# Start of MATERIAL FOR THIS TASK

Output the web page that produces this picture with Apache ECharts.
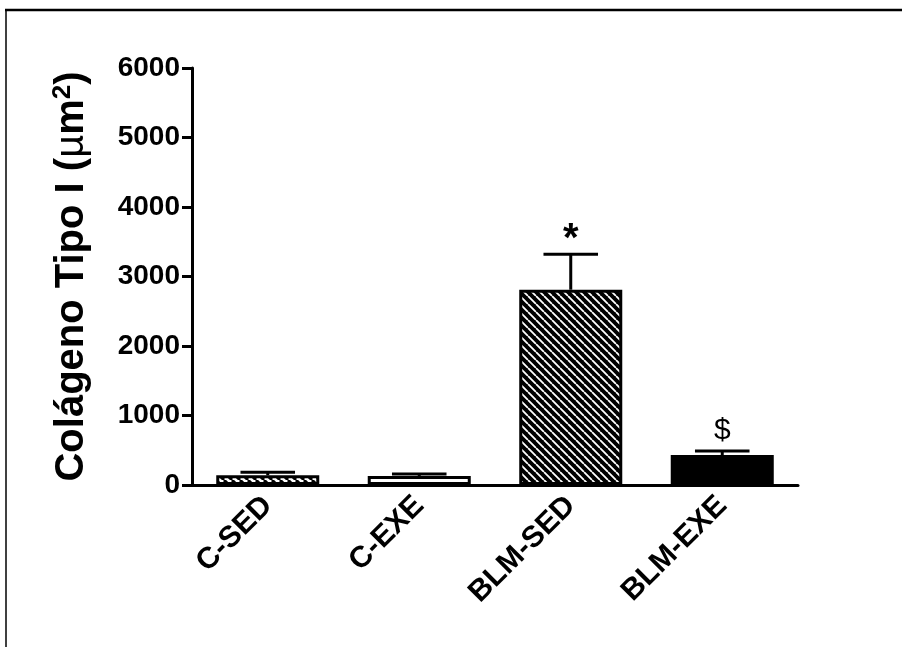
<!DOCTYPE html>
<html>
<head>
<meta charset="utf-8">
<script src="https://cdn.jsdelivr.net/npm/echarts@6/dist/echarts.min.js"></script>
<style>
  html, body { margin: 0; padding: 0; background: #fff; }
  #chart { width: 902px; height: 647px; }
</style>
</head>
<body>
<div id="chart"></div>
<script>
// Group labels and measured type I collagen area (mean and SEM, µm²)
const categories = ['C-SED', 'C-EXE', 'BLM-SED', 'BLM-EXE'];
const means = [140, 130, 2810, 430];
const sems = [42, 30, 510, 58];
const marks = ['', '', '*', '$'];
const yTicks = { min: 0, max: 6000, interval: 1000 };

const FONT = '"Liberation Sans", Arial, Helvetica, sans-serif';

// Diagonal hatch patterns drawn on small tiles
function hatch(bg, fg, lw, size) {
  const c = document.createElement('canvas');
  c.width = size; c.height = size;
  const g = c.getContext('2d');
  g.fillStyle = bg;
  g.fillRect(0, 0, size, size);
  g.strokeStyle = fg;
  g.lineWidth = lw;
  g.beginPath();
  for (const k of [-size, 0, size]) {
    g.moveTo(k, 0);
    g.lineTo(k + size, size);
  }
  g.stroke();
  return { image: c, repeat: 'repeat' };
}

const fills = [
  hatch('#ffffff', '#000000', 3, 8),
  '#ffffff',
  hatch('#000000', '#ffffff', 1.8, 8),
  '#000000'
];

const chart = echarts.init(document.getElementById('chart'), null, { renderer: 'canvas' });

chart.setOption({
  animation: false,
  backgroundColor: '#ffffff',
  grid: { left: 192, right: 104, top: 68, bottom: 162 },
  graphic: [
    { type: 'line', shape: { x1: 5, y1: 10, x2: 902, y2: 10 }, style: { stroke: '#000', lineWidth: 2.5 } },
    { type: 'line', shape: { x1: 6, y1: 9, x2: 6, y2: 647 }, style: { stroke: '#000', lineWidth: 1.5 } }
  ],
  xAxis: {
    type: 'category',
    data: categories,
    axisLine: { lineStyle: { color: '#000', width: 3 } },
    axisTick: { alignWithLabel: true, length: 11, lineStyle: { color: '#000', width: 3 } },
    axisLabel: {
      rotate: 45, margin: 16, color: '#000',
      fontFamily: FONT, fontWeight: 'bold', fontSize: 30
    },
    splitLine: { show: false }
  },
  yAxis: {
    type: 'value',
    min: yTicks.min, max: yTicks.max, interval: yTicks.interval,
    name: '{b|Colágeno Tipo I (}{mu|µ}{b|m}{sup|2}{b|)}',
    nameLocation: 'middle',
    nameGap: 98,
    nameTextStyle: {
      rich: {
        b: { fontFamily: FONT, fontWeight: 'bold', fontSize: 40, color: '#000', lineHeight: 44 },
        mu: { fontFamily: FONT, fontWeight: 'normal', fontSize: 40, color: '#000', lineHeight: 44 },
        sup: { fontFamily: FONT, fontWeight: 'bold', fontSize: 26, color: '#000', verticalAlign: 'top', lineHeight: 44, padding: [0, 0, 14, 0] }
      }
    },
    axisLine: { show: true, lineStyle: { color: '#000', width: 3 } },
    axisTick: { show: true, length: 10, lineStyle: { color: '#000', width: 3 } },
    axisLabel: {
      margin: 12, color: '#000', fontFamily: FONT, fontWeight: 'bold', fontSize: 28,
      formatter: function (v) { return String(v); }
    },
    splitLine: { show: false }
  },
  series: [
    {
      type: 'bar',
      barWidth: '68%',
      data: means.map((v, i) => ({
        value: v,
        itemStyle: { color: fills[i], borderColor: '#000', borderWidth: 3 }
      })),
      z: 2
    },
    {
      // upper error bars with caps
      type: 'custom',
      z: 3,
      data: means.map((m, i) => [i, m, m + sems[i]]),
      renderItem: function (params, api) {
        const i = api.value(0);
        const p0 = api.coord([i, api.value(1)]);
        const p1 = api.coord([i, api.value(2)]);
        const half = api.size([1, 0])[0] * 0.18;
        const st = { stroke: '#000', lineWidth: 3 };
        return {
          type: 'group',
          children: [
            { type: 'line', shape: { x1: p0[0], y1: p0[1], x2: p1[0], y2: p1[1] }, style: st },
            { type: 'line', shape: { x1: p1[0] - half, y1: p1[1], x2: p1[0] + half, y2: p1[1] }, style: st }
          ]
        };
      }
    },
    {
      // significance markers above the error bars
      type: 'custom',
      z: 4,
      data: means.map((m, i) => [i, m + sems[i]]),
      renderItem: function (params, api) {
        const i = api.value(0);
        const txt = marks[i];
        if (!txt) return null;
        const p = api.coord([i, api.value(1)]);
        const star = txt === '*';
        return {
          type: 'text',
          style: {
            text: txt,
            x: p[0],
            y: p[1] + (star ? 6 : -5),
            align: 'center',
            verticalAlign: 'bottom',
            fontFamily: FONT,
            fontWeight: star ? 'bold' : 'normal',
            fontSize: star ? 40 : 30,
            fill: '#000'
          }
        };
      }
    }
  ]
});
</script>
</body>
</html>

# End of MATERIAL FOR THIS TASK
# Start of MATERIAL FOR THIS TASK

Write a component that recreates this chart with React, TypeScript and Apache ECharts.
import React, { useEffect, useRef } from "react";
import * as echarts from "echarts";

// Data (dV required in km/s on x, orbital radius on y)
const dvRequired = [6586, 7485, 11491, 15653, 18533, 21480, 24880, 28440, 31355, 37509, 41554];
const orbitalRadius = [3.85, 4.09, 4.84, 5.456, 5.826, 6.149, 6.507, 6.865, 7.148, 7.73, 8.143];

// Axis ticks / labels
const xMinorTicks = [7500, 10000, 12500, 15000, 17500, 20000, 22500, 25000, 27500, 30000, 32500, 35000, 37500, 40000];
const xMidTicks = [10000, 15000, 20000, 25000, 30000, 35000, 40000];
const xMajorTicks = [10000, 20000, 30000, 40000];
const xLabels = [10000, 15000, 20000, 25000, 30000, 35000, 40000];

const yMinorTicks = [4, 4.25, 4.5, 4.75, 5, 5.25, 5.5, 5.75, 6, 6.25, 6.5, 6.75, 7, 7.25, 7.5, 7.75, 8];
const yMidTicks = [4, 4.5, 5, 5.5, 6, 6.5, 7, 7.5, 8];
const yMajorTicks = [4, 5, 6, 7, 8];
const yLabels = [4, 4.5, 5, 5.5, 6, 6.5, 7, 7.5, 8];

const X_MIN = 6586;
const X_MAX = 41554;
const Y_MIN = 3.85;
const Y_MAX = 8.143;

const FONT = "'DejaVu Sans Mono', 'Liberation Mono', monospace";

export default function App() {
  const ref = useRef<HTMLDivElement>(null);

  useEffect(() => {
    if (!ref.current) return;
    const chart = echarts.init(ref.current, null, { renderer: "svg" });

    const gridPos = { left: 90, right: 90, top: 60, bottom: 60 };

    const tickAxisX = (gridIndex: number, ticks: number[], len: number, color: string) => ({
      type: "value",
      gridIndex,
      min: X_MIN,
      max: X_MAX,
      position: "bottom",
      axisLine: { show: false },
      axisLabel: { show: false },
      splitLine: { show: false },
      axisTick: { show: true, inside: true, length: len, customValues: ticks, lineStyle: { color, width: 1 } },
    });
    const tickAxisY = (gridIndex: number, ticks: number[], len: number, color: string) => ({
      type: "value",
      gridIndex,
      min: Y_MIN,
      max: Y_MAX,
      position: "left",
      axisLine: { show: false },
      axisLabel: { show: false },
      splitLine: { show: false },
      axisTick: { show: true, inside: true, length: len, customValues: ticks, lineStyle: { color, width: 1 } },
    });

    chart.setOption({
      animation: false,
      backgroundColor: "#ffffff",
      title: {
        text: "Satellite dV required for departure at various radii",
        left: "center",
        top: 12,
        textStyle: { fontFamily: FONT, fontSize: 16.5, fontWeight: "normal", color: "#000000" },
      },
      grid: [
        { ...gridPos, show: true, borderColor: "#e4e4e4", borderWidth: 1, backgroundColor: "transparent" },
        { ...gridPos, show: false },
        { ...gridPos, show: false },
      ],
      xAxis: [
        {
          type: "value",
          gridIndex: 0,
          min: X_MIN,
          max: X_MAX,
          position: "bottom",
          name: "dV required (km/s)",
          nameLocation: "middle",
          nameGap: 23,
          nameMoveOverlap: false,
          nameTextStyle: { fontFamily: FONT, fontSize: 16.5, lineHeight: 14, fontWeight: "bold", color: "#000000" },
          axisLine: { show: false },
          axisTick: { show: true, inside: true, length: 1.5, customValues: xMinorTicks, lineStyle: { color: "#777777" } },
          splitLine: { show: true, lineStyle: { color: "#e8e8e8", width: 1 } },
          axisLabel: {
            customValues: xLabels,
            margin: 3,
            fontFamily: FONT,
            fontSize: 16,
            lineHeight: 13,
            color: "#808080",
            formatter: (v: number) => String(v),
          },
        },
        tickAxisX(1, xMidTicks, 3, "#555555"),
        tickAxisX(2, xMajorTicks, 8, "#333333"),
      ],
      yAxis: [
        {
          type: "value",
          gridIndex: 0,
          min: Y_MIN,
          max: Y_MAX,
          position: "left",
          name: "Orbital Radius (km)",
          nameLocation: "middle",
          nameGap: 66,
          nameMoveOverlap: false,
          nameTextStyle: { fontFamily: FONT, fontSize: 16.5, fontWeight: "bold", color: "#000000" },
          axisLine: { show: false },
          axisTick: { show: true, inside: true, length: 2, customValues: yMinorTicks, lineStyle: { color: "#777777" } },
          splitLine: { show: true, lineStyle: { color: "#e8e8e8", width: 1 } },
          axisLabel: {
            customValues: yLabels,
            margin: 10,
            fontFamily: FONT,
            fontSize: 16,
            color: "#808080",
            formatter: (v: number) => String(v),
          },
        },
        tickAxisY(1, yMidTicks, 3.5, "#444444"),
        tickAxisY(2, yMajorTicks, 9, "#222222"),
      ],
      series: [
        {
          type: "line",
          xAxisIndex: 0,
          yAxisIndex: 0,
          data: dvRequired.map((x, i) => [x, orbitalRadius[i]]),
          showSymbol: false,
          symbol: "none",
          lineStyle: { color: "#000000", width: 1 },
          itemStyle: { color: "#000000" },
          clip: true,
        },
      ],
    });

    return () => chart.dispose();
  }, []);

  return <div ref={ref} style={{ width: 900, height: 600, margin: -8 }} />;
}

# End of MATERIAL FOR THIS TASK

• [WHAT THE TASK REQUIRES]:
Retype exactly what runs from the line containing "Write a component" through the line containing "import * as", both lines included, and stop there.

• [COMPLETE RESPONSE]:
Write a component that recreates this chart with React, TypeScript and Apache ECharts.
import React, { useEffect, useRef } from "react";
import * as echarts from "echarts";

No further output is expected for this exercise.